The other consultation paper proposes to extend customer due diligence (CDD) and relevant record-keeping requirements to designated non-financial businesses and professions (DNFBPs), when they engage in "specified transactions". They include solicitors, accountants, real estate agents and trust or company service providers (TCSPs). The proposals are intended to be implemented by extending the application of the Anti-Money Laundering and Counter-Terrorist Financing (Financial Institutions) Ordinance, which currently only apply to specified financial institutions. It is also proposes that a licensing regime be introduced for TCSPs, which (unlike the other DNFBPs) are not currently subject to any regulatory regime. For further details, please refer to our e-bulletin of 18 January 2017.
If you wish to discuss the above further, please do not hesitate to contact any member of the Hong Kong team listed on the respective e-bulletins, or your usual Herbert Smith Freehills contact.
In its recent circular (with annexes 1 and 2 and a set of FAQs), the Securities and Futures Commission (SFC) introduced new measures to heighten the accountability of the senior management of all licensed corporations (LCs).
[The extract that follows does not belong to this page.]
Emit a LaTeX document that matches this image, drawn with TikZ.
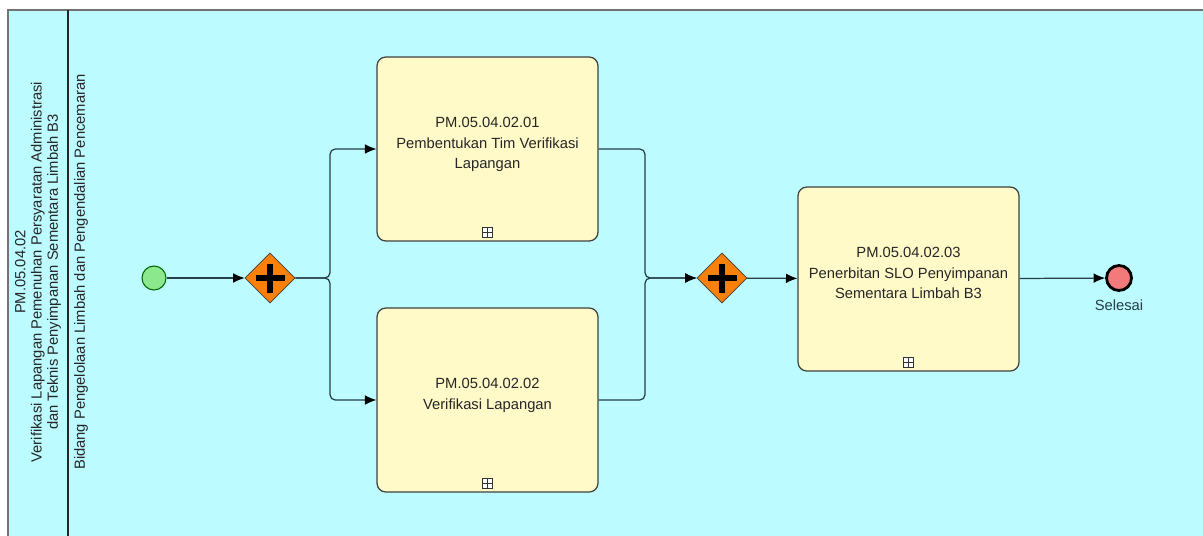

The circular clarifies who should be regarded as the senior management of a LC and requires the LCs to designate fit and proper individuals to be “Managers In Charge” of certain Core Functions (MICs, MIC Regime).
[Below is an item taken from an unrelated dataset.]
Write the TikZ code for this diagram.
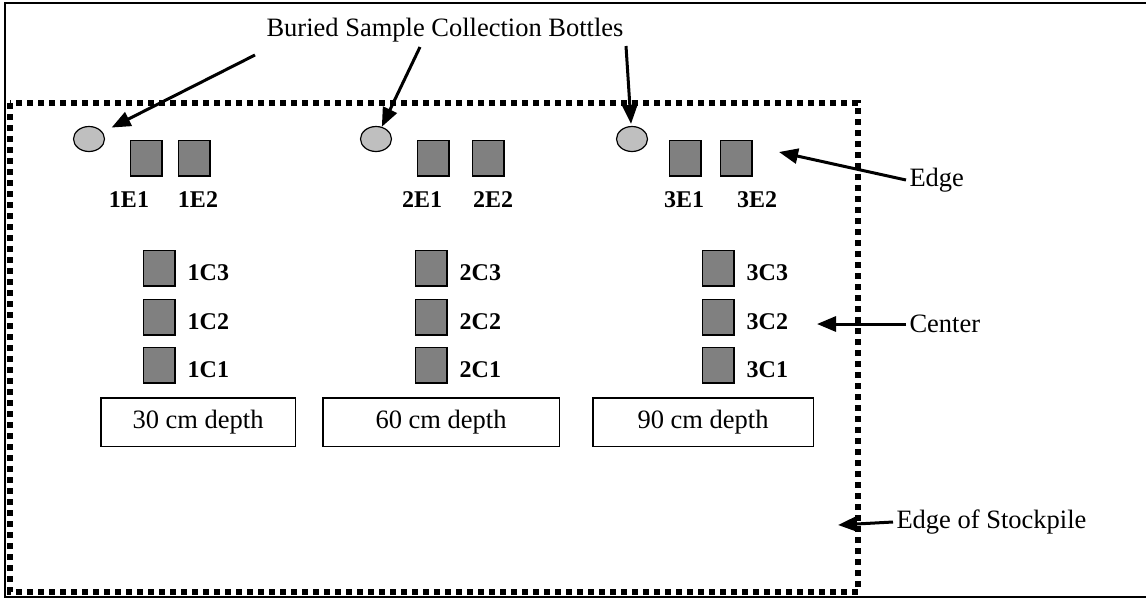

The SFC's increased focus on senior management accountability is part of a global trend to make it easier for regulators to hold individuals to account, and comes following the recent introduction in the UK of the Senior Managers and Certification Regime. While the SFC emphasises that the MIC Regime does not impose any additional civil or criminal liability on the senior management of LCs, individuals must consider carefully whether they should be appointed as MICs and, if so, what their responsibilities for the designated Core Function are.